The boy of seven or eight, who could not speak English or Welsh, washed up on the north Wales coast with his brother between 1743 and 1745.
Named Evan Thomas, he was adopted by a doctor and went on to show bone setting skills never seen before in the UK.
Now a DNA study has revealed he came from the Caucasus Mountains.
The boys' dark skin and foreign language led people to believe they were Spanish - a myth which went on for hundreds of years.
Evan's brother survived only a few days, but he went on to demonstrate he already possessed bone setting skills, including the first recorded use in Britain of traction and splints to pull apart the over-lapping edges of breaks and immobilise limbs while healing took place.
'Heavily influenced'
Analysis of DNA from the 13th generation of Evan's descendants is now indicating that the brothers came from an area of the Caucasus Mountains, including Georgia, Ossetia and Southern Russia.
Anglesey bone setter DNA project director John Rowlands said: "When we embarked on the project, all the historical evidence seemed to point to Spain as being the most likely origins of Evan Thomas.
"Not only was there his exotic appearance and language, but also the fact that many Spanish ships were sailing past Wales at the time of the shipwreck, in order to supply troops in support of the Jacobite rebellion in Scotland.
"But early on in the analysis we were able to rule out British or Spanish descent, and now, after studying 300 gigabytes of data, our team at Edinburgh University have found 48 out of 51 points of similarity with DNA originating in the Caucasus.
"It's not yet a perfect match, but you can definitely say that their background was heavily influenced by this region.
"It may be that their family moved away before the boys were shipwrecked, but if so it wasn't more than a generation or so before."
Wherever his DNA came from, Evan Thomas clearly had a profound effect on his descendants as for the next 12 generations, at least one of them worked in orthopaedics.
Hit the headlines
His great-grandson, Hugh Owen Thomas, earned himself the epithet of The Father of Modern Orthopaedics, after inventing a collar to treat osteo-tuberculosis, a wrench for reducing dislocations, and a splint, which greatly reduced deaths from fractures among late 19th Century Liverpool dockers.
However, it was his nephew, Sir Robert Jones - Evan's great-great-grandson - who would demonstrate the true potential of the Thomas splint - using it on the Western Front, to reduce fracture deaths from 80% in 1916, to just 8% by the end of World War I.
Sir Robert also hit the headlines in 1896 when he became the first doctor to use X-rays to diagnose a fracture, and was the co-founder of the Robert Jones and Agnes Hunt Orthopaedic Hospital in Gobowen, Shropshire.
But Dafydd Evans, from Anglesey, the man whose DNA helped unravel Evan Thomas's secret, has said previously that the family legacy may finally be coming to an end.

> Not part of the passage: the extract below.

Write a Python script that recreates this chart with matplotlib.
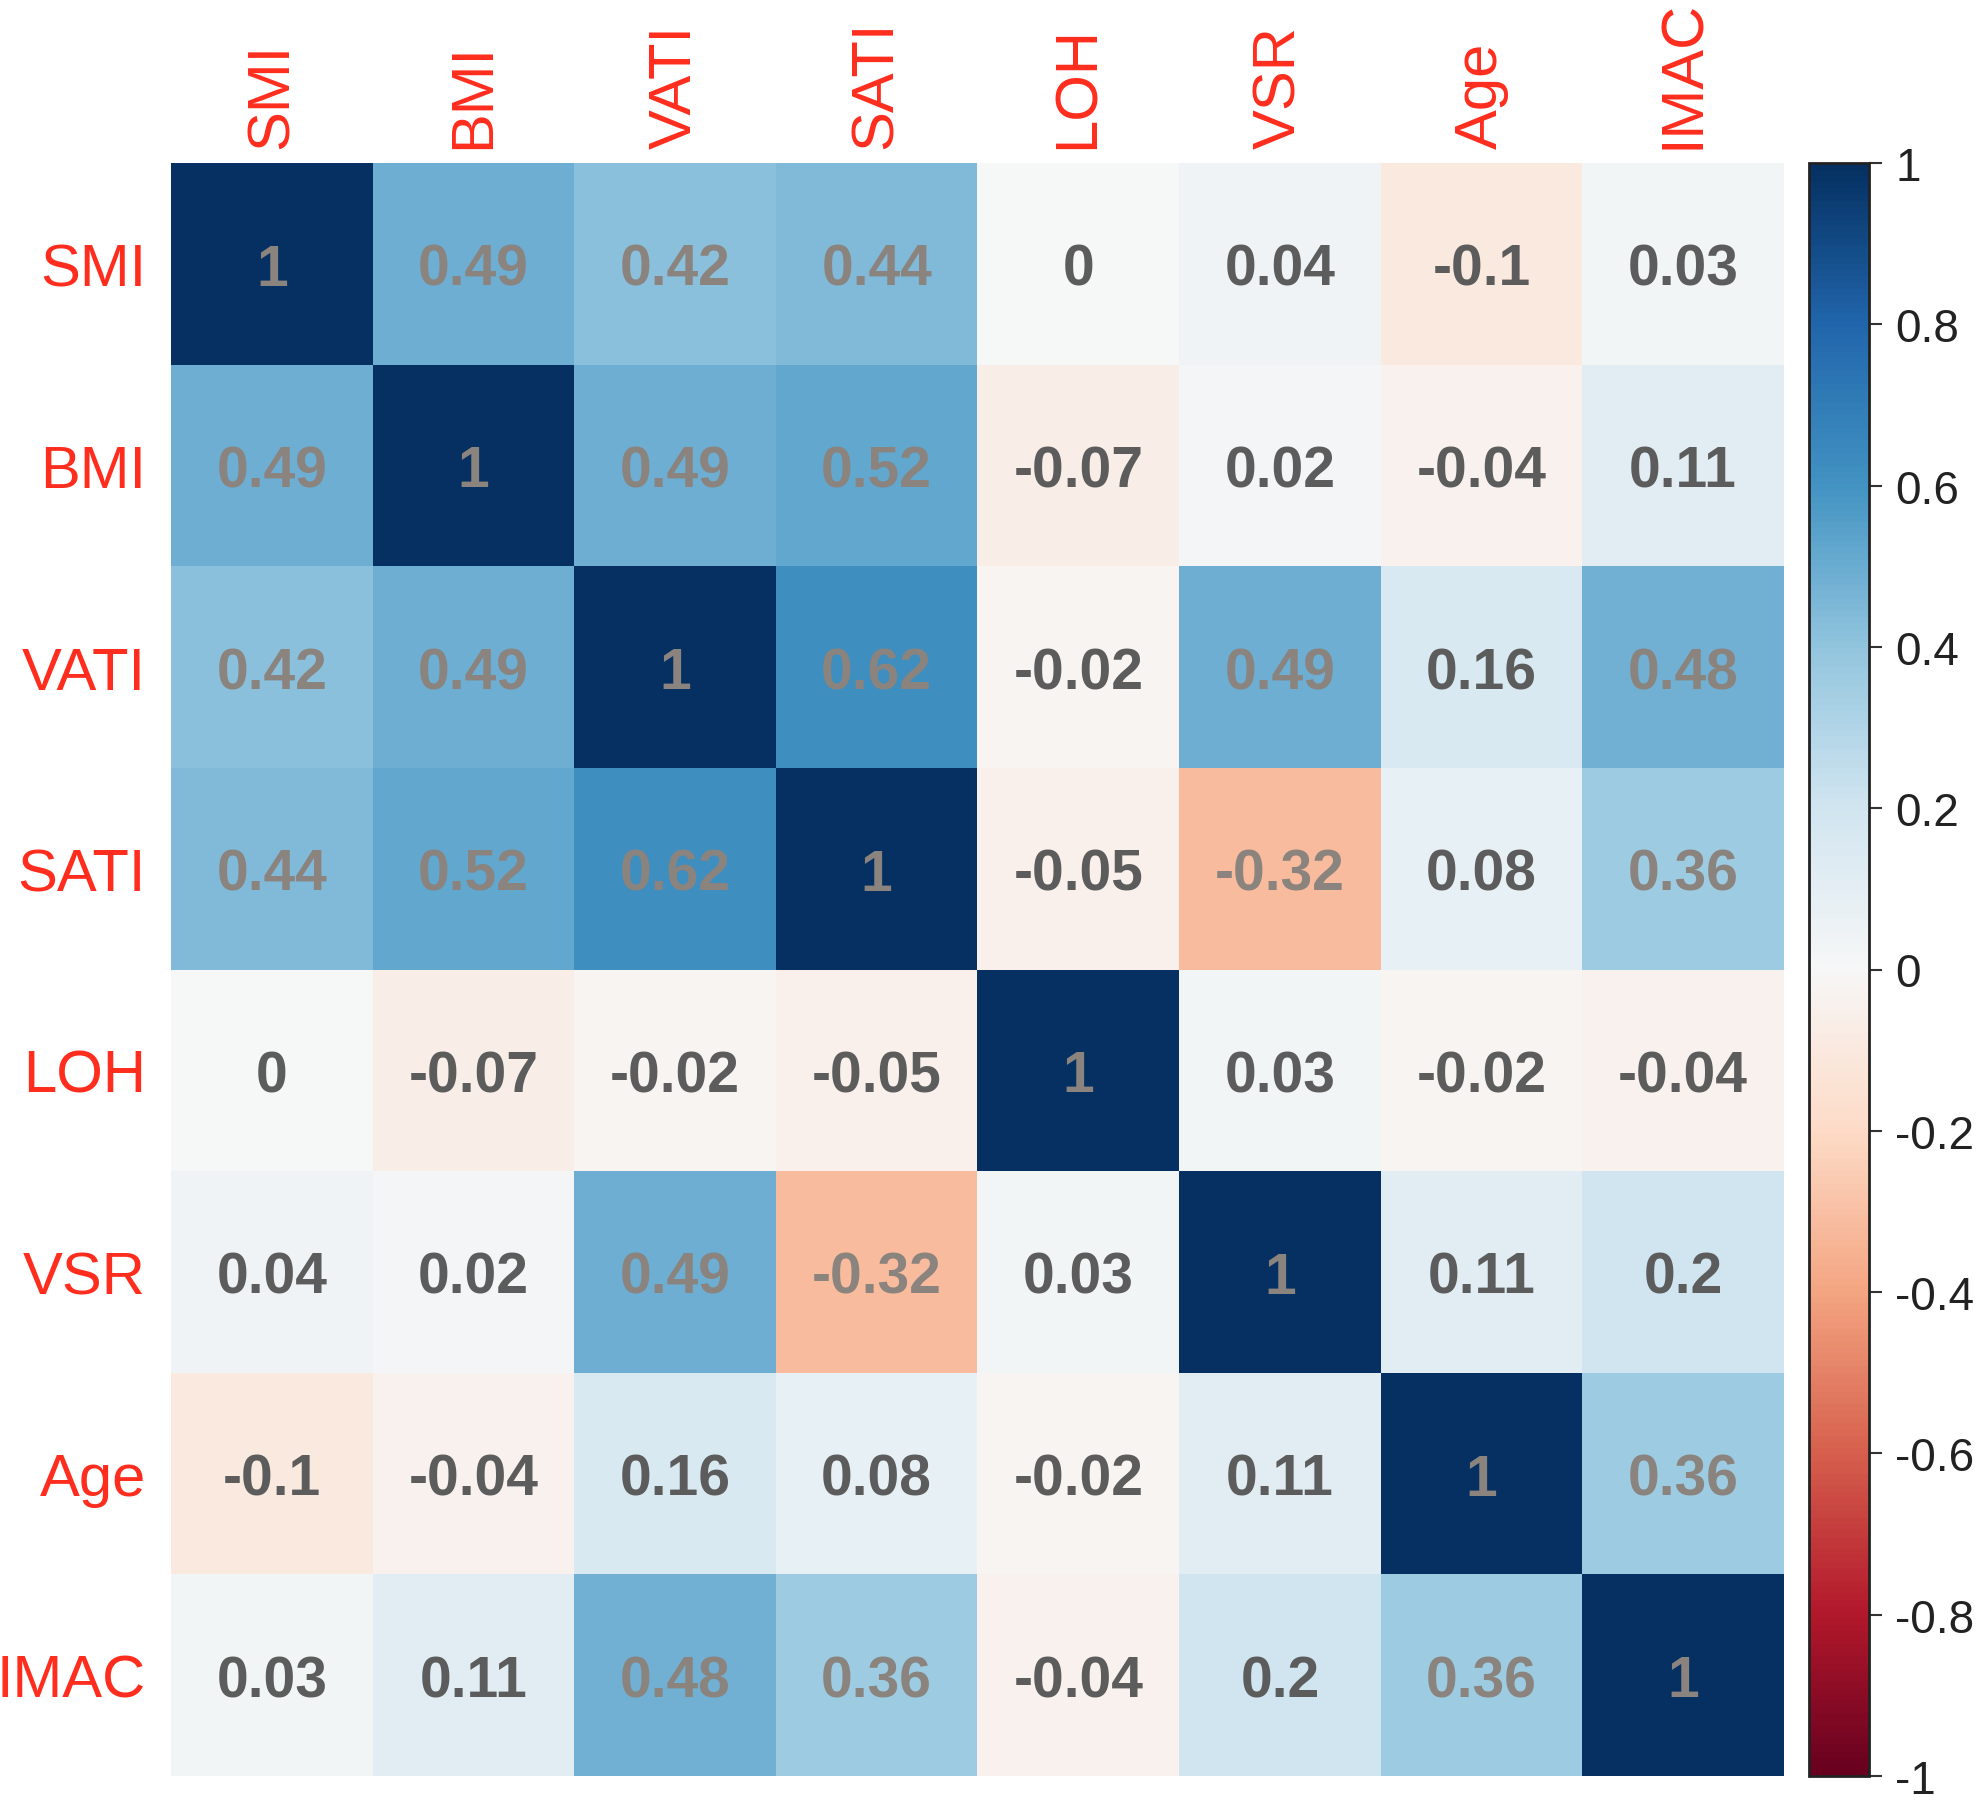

His sister is a radiologist, and a cousin is a doctor, but he is a retired head teacher.
According to Mr Rowlands, the hunt for a more precise origin goes on.
"It may be that there's a hiatus for months, or even years now, until a DNA sample turns up, which has more than 48 points of similarity.
"But we're on the system now, and sooner or later a closer match will emerge which is something we're all very excited about.